SHORT PROBLEM:
Nothing but the lines from the line with "Generate a Python" to the line with "plt.rcParams['font.family'] = ['DejaVu Sans']", both included, is to be repeated, and those exactly. Leave out the pictures.

RECORD EXTRACTS:
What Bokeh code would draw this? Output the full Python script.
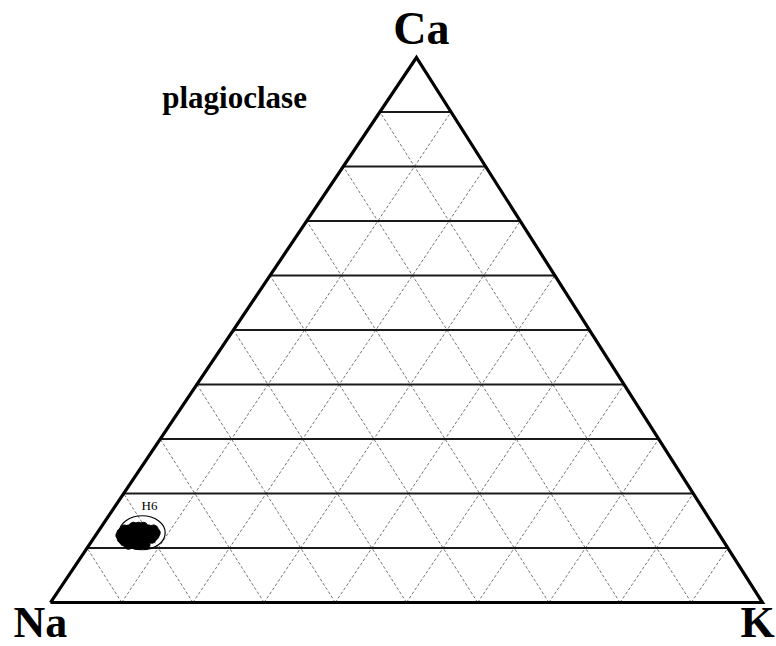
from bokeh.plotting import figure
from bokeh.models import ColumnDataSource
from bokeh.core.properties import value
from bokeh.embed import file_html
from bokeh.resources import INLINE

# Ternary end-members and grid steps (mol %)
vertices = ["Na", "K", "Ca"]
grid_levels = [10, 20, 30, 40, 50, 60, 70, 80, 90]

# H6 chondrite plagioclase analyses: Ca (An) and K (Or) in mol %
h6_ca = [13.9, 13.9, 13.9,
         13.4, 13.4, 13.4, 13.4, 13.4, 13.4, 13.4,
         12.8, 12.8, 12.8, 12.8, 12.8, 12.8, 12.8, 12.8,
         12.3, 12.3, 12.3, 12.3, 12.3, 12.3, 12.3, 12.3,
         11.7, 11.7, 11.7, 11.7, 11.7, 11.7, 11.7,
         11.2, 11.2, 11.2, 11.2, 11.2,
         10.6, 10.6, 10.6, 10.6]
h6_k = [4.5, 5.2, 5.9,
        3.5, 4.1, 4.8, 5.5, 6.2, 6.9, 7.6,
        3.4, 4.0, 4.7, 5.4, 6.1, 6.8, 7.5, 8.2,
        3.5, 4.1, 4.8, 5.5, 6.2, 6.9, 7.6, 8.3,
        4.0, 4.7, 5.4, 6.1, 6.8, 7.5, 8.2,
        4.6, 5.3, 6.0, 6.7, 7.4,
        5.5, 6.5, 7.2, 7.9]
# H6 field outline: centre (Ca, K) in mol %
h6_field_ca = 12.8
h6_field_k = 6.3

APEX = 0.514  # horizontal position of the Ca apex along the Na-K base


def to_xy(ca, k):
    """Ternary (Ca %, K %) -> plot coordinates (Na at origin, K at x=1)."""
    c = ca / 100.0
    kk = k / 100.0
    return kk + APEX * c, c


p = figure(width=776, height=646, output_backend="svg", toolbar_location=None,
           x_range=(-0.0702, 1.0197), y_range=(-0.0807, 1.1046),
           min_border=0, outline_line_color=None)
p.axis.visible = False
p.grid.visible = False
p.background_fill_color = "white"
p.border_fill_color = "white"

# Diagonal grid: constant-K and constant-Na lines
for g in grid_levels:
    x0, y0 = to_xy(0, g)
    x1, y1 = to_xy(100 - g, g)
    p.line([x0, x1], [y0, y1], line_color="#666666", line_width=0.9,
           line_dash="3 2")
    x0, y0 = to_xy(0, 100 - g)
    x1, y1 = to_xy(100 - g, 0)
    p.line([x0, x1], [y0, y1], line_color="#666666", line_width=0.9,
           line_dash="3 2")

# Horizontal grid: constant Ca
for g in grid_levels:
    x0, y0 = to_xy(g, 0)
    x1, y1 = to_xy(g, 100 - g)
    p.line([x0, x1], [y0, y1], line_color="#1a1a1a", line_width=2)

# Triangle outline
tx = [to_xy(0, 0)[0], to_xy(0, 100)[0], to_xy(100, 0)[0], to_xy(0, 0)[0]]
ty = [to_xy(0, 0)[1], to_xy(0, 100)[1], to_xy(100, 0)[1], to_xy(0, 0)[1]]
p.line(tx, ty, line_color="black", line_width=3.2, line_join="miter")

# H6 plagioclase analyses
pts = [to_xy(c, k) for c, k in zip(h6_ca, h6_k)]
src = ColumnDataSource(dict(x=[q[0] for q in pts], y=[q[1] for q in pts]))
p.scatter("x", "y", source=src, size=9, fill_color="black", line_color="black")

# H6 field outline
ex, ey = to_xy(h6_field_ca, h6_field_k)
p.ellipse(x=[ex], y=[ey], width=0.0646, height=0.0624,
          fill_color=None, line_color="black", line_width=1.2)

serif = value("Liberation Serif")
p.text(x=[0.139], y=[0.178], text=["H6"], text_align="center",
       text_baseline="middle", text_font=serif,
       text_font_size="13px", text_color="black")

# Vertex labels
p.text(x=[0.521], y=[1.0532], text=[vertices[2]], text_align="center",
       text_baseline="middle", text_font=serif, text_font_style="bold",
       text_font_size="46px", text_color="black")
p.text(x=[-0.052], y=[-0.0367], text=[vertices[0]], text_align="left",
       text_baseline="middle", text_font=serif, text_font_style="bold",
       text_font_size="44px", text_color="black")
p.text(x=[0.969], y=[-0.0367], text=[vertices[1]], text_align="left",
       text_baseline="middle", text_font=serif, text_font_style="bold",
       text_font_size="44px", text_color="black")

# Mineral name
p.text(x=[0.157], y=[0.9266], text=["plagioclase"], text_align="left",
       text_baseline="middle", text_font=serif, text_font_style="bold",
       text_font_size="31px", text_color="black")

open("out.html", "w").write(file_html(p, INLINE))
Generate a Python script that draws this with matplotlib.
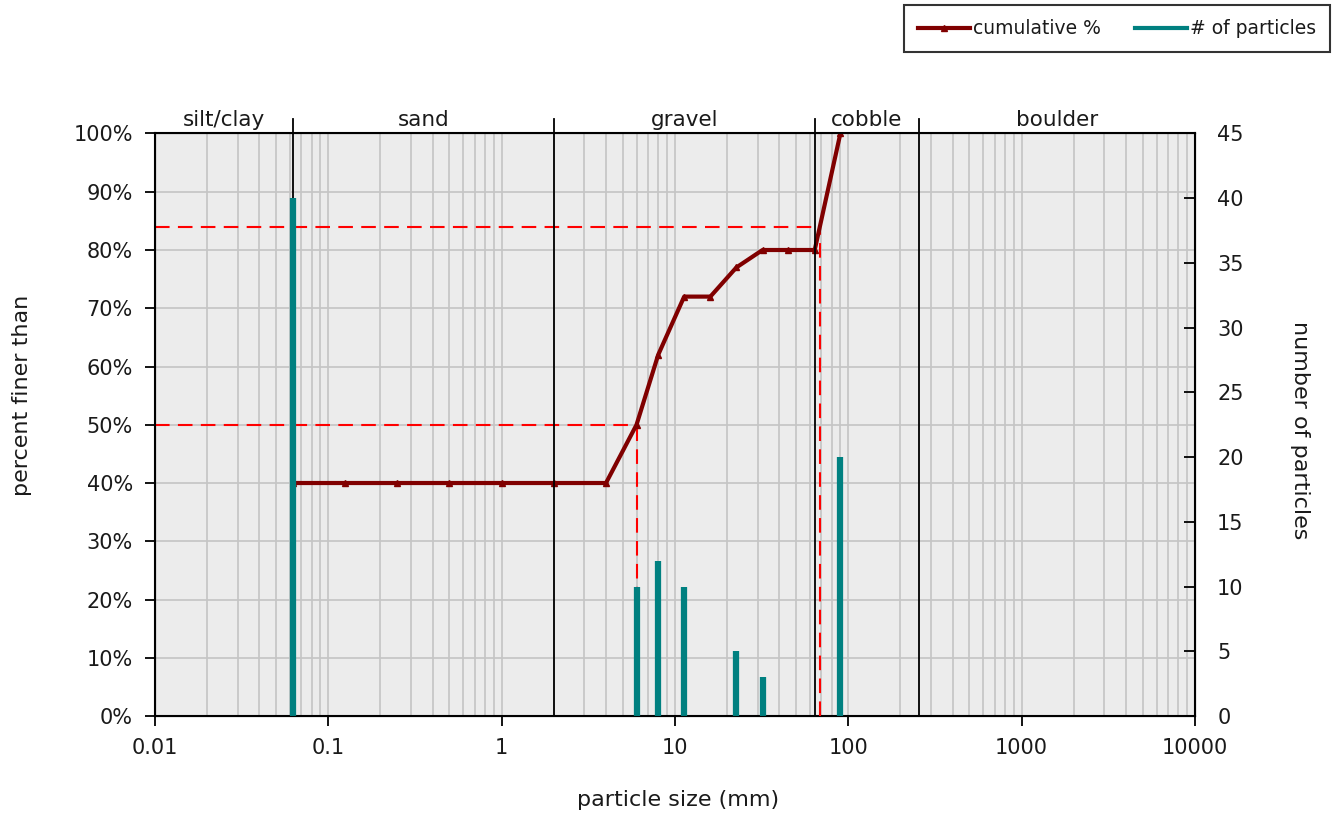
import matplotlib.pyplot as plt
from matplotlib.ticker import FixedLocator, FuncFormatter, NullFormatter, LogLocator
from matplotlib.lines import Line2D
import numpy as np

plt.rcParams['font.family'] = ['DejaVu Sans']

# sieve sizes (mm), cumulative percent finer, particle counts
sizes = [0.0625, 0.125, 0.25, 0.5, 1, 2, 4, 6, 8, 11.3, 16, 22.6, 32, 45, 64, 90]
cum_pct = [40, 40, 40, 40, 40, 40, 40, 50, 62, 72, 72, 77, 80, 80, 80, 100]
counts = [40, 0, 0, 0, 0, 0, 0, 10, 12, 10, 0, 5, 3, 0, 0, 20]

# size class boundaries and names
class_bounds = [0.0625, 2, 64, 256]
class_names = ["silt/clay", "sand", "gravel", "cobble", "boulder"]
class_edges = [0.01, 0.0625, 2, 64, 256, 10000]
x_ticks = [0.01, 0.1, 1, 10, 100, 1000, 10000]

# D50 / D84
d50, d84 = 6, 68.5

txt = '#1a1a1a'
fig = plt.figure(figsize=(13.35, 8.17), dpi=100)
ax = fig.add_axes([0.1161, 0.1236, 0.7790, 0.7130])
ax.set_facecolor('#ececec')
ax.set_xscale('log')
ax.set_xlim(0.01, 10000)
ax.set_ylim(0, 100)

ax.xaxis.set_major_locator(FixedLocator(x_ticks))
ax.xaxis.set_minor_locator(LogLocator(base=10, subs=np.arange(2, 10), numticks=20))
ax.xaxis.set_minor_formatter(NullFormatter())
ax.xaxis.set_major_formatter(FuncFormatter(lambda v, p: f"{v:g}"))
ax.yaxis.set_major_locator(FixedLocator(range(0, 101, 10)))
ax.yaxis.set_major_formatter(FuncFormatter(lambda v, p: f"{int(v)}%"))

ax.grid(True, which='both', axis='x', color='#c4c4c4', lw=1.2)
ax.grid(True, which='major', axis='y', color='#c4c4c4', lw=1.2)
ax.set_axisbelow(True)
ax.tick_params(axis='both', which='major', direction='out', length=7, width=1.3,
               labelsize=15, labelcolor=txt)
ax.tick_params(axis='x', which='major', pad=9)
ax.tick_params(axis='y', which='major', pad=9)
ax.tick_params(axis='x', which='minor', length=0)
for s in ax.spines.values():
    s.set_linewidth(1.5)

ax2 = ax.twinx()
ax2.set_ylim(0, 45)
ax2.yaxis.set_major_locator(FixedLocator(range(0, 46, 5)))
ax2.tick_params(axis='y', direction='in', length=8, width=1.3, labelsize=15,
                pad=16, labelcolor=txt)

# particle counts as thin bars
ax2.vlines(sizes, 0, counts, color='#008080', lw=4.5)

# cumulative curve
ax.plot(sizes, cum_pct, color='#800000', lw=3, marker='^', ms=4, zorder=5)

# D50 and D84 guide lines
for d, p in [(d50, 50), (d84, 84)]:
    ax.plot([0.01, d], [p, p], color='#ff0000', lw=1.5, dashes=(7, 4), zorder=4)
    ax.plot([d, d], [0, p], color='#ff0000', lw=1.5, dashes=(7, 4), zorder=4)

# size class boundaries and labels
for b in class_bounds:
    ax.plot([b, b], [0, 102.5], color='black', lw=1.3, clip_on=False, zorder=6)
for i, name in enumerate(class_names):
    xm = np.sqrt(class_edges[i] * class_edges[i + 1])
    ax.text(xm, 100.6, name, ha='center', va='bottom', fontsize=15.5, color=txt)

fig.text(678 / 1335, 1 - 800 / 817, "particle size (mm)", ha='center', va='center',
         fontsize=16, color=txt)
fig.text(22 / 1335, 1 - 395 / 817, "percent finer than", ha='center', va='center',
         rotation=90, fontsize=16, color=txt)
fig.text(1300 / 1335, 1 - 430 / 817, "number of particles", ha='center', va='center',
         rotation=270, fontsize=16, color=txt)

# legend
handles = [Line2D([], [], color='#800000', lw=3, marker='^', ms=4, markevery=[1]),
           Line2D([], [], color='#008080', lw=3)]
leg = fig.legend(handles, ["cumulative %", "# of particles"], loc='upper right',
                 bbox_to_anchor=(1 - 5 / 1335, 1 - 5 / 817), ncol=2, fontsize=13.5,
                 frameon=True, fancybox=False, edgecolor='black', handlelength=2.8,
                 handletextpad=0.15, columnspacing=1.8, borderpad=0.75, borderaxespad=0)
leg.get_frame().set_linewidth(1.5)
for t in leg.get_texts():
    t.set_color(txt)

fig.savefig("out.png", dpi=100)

---

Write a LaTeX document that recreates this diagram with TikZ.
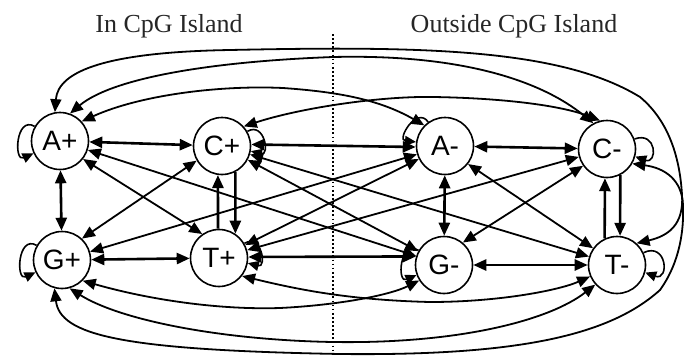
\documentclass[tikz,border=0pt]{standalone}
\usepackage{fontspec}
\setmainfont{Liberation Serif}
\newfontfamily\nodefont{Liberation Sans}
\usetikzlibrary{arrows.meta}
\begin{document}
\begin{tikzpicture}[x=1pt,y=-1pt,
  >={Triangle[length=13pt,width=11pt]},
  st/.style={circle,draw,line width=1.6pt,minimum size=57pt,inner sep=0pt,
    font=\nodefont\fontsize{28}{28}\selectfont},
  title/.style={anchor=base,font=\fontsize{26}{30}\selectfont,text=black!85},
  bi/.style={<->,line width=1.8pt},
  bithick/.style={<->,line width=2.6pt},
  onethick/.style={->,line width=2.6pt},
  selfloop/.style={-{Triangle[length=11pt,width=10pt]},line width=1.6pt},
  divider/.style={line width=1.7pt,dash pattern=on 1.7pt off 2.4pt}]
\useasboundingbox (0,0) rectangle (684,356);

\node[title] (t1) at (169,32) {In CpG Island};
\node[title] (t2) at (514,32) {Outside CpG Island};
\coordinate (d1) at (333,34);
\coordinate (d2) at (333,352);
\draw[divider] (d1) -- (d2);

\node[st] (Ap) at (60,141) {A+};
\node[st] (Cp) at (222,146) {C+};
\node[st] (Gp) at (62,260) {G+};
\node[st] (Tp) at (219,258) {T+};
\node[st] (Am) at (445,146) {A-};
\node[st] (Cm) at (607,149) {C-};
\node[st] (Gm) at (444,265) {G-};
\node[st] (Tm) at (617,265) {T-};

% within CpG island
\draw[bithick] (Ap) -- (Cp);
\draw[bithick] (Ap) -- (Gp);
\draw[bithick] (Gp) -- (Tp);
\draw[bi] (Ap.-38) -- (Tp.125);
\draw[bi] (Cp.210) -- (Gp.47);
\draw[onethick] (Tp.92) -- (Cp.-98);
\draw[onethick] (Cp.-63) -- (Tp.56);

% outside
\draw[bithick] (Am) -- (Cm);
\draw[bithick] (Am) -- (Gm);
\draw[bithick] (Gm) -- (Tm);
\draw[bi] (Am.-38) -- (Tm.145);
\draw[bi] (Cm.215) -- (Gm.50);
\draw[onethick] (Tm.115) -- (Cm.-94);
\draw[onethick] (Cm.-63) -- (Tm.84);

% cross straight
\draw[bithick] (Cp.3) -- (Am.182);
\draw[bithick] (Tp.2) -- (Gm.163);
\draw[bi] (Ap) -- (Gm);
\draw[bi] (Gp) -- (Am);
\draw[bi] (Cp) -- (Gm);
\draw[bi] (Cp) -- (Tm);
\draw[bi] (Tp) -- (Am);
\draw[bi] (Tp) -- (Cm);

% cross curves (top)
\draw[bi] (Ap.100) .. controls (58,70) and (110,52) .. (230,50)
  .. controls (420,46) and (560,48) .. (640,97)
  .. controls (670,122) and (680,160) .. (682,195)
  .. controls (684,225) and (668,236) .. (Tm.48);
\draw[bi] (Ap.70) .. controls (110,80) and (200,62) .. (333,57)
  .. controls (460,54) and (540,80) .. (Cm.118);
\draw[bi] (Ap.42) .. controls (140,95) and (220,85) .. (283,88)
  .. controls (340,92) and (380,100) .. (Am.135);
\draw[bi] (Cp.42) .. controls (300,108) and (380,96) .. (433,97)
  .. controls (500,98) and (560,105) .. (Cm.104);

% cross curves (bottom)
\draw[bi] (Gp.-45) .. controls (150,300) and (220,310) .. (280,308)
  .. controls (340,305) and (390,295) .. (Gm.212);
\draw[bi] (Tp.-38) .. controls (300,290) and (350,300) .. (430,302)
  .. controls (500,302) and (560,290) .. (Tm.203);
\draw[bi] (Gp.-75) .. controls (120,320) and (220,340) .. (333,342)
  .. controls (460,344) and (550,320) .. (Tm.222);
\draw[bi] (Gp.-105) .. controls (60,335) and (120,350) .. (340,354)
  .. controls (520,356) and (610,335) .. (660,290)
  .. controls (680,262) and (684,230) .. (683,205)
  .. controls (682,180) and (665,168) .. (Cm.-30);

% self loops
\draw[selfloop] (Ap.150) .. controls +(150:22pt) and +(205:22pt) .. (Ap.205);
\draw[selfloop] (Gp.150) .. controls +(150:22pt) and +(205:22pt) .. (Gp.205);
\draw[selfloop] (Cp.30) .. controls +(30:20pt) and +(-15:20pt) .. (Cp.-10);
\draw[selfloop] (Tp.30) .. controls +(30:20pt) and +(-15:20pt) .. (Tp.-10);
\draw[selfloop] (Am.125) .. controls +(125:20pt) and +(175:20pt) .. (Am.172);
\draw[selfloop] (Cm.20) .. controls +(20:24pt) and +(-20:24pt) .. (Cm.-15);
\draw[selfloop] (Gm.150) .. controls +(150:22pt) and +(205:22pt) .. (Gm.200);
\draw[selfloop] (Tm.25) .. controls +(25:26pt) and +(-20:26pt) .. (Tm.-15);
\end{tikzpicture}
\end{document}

TASK RESULT:
Generate a Python script that draws this with matplotlib.
import matplotlib.pyplot as plt
from matplotlib.ticker import FixedLocator, FuncFormatter, NullFormatter, LogLocator
from matplotlib.lines import Line2D
import numpy as np

plt.rcParams['font.family'] = ['DejaVu Sans']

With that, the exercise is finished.